▸ **WHAT IS ASKED**
Give only the number of lines where "this" occurs.
■ ■ ■ ■ ■
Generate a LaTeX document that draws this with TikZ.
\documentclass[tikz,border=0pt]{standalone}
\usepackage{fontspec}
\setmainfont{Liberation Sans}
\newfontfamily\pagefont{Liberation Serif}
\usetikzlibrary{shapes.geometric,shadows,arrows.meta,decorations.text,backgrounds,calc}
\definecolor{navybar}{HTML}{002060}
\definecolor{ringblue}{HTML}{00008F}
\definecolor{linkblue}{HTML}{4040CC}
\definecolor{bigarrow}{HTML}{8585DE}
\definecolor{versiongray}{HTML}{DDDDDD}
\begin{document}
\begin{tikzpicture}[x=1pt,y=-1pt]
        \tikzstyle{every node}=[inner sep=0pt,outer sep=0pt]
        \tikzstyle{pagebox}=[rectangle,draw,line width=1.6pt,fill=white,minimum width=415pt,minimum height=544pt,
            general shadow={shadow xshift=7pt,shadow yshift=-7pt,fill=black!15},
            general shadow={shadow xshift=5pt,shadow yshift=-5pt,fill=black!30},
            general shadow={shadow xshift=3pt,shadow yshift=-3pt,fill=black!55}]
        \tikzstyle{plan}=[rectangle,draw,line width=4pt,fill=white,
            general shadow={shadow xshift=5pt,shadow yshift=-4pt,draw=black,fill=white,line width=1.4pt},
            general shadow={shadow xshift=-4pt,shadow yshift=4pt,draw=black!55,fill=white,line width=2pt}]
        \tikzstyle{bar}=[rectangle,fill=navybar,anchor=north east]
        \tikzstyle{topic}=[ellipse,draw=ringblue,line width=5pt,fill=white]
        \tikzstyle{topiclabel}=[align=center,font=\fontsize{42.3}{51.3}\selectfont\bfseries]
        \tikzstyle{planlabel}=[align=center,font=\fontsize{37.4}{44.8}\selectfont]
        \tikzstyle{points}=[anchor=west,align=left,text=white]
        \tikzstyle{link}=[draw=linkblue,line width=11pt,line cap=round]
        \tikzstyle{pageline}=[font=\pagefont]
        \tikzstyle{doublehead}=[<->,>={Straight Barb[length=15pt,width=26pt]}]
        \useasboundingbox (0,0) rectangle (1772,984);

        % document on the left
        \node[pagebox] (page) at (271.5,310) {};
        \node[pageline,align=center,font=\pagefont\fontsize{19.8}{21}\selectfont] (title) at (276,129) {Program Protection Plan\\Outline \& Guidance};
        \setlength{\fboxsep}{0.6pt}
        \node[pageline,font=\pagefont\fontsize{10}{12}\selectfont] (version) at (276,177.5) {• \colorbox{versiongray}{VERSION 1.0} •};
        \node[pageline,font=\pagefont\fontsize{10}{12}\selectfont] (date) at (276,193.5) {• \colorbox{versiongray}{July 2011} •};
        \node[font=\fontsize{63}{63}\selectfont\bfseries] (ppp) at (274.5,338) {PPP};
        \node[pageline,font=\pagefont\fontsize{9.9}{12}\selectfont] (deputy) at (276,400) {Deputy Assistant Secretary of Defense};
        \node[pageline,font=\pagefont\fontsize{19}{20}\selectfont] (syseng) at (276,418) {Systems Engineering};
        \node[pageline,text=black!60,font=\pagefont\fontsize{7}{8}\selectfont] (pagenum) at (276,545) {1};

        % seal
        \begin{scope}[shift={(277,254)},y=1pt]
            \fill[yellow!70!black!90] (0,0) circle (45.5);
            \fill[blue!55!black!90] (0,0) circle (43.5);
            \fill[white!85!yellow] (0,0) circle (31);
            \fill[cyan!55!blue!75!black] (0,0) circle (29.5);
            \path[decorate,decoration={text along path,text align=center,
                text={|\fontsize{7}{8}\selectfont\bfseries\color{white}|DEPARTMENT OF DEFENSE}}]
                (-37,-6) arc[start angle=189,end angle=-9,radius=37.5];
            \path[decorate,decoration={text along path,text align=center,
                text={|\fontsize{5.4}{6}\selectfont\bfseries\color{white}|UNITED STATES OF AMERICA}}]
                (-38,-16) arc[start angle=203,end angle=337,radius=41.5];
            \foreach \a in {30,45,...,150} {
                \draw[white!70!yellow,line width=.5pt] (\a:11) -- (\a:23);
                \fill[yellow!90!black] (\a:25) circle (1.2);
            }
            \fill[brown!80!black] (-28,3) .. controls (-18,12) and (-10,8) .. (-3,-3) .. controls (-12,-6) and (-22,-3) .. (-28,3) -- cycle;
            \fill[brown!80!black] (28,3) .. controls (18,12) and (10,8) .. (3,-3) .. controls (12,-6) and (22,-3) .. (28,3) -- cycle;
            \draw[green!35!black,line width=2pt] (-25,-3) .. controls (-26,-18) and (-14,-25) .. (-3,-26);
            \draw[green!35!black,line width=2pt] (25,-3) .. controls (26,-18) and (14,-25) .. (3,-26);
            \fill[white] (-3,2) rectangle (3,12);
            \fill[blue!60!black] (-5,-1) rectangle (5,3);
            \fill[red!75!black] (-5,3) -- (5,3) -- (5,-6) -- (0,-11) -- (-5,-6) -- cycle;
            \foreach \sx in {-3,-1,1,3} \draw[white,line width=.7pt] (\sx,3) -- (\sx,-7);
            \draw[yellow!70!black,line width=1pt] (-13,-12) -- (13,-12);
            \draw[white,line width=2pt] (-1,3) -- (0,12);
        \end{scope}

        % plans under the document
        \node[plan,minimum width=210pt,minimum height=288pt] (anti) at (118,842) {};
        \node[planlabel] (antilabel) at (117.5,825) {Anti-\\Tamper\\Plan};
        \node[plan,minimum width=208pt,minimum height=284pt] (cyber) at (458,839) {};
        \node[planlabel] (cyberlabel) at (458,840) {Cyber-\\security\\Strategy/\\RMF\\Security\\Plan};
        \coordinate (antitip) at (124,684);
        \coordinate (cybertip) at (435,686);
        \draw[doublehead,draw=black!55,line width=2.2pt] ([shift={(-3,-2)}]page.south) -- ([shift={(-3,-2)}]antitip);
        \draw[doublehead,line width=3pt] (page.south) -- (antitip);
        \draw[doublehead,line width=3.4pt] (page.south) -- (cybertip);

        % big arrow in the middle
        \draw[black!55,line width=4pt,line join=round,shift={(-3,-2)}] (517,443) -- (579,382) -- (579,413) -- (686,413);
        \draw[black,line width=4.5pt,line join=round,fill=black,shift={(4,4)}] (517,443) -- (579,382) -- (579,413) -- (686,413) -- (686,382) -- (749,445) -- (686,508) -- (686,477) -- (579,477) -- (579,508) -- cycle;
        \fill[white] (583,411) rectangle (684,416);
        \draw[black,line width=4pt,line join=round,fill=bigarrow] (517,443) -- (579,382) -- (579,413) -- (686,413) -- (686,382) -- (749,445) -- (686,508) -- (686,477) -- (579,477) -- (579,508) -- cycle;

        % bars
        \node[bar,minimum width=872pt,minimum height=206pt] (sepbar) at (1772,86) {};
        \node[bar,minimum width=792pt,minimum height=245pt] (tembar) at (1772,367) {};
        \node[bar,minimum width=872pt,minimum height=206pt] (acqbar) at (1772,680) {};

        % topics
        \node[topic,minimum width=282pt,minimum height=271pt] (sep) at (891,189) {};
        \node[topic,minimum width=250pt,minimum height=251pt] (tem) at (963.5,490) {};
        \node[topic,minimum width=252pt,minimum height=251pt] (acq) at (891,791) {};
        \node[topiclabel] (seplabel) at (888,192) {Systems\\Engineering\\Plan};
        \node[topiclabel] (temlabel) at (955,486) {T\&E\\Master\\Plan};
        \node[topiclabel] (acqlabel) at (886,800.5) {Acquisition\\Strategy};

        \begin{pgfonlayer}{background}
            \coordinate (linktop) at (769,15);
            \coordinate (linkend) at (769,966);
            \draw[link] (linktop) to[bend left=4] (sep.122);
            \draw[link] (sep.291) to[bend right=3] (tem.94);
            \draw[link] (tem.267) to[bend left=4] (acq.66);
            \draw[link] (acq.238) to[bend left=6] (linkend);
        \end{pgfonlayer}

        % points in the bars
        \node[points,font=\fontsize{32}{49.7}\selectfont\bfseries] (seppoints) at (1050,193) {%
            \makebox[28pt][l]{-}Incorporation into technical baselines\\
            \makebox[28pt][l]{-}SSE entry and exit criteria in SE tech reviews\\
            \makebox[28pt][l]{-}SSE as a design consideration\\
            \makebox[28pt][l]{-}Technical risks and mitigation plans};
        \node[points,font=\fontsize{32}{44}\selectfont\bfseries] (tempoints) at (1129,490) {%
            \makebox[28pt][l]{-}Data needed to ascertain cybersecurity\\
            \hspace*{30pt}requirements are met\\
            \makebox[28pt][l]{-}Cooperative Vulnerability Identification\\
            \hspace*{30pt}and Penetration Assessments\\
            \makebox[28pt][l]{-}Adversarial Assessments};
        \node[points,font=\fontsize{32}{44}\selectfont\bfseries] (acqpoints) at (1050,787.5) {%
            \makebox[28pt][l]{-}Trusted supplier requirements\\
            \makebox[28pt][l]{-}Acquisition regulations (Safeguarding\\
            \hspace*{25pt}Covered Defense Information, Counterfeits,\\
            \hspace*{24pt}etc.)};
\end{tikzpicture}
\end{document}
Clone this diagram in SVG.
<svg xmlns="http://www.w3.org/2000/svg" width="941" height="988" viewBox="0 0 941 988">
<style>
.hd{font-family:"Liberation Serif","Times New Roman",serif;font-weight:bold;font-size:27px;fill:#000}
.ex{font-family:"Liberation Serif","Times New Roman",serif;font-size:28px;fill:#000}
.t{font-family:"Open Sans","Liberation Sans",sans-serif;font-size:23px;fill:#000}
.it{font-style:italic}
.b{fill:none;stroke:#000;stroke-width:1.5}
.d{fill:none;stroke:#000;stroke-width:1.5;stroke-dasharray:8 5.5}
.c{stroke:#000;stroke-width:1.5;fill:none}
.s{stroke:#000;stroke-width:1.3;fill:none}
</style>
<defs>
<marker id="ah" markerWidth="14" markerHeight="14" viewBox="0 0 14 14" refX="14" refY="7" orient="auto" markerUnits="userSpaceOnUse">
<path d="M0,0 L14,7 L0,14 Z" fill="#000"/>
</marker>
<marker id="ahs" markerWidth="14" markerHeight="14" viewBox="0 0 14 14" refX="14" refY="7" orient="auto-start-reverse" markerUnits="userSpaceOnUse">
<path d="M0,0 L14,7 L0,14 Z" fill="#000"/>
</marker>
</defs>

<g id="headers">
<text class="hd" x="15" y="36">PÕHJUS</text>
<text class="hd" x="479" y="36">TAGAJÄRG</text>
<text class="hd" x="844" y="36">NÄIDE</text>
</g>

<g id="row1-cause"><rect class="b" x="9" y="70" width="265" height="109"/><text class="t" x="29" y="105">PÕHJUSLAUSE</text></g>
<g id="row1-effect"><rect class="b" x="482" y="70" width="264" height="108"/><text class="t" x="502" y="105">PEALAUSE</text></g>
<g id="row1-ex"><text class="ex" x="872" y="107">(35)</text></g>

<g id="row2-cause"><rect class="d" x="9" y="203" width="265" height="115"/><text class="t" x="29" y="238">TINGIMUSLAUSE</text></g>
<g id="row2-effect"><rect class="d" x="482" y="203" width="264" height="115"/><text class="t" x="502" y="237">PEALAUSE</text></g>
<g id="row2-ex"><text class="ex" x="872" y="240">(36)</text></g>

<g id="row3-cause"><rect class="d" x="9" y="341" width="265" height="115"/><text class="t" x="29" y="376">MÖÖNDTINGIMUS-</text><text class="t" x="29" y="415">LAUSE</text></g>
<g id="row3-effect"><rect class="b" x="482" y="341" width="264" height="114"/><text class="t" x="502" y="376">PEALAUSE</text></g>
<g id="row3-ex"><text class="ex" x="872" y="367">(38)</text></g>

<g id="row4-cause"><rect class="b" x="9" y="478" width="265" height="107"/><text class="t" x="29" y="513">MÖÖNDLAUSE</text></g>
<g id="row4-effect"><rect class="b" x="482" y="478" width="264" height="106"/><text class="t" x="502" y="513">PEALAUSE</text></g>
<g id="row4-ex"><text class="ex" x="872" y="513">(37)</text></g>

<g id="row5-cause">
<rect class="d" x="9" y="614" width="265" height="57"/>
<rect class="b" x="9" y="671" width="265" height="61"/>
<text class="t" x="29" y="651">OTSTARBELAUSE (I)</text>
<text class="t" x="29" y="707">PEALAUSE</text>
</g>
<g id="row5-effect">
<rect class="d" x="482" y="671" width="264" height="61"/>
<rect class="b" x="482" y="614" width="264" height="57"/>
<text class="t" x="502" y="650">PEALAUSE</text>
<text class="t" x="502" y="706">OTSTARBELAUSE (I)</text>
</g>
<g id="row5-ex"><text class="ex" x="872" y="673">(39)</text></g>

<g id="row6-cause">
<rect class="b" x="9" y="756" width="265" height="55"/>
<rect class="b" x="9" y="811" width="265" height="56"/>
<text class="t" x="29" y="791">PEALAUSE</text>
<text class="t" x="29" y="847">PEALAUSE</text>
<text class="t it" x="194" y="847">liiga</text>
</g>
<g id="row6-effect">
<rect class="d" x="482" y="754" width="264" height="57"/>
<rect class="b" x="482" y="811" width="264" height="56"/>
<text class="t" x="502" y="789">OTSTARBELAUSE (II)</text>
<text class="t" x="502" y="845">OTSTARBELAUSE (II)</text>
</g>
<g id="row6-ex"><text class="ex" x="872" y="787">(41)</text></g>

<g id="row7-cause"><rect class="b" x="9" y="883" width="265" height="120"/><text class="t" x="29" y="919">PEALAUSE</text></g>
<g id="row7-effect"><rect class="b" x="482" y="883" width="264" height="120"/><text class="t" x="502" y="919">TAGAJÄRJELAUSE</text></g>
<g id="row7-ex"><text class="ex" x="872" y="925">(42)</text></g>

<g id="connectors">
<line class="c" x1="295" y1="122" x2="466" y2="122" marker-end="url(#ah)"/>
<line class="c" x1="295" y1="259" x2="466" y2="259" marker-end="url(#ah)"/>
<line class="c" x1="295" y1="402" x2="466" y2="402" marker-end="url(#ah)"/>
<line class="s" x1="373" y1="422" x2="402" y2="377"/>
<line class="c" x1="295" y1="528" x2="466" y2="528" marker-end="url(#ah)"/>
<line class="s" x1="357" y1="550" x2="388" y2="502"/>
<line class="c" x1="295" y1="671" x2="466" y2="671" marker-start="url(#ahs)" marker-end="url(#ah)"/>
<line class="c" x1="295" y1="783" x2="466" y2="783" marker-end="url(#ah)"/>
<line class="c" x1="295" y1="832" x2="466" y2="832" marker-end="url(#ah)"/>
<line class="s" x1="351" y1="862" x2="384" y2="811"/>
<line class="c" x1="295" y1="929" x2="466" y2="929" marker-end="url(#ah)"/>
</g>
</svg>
■ ■ ■ ■ ■
▸ **WORKED SOLUTION**
2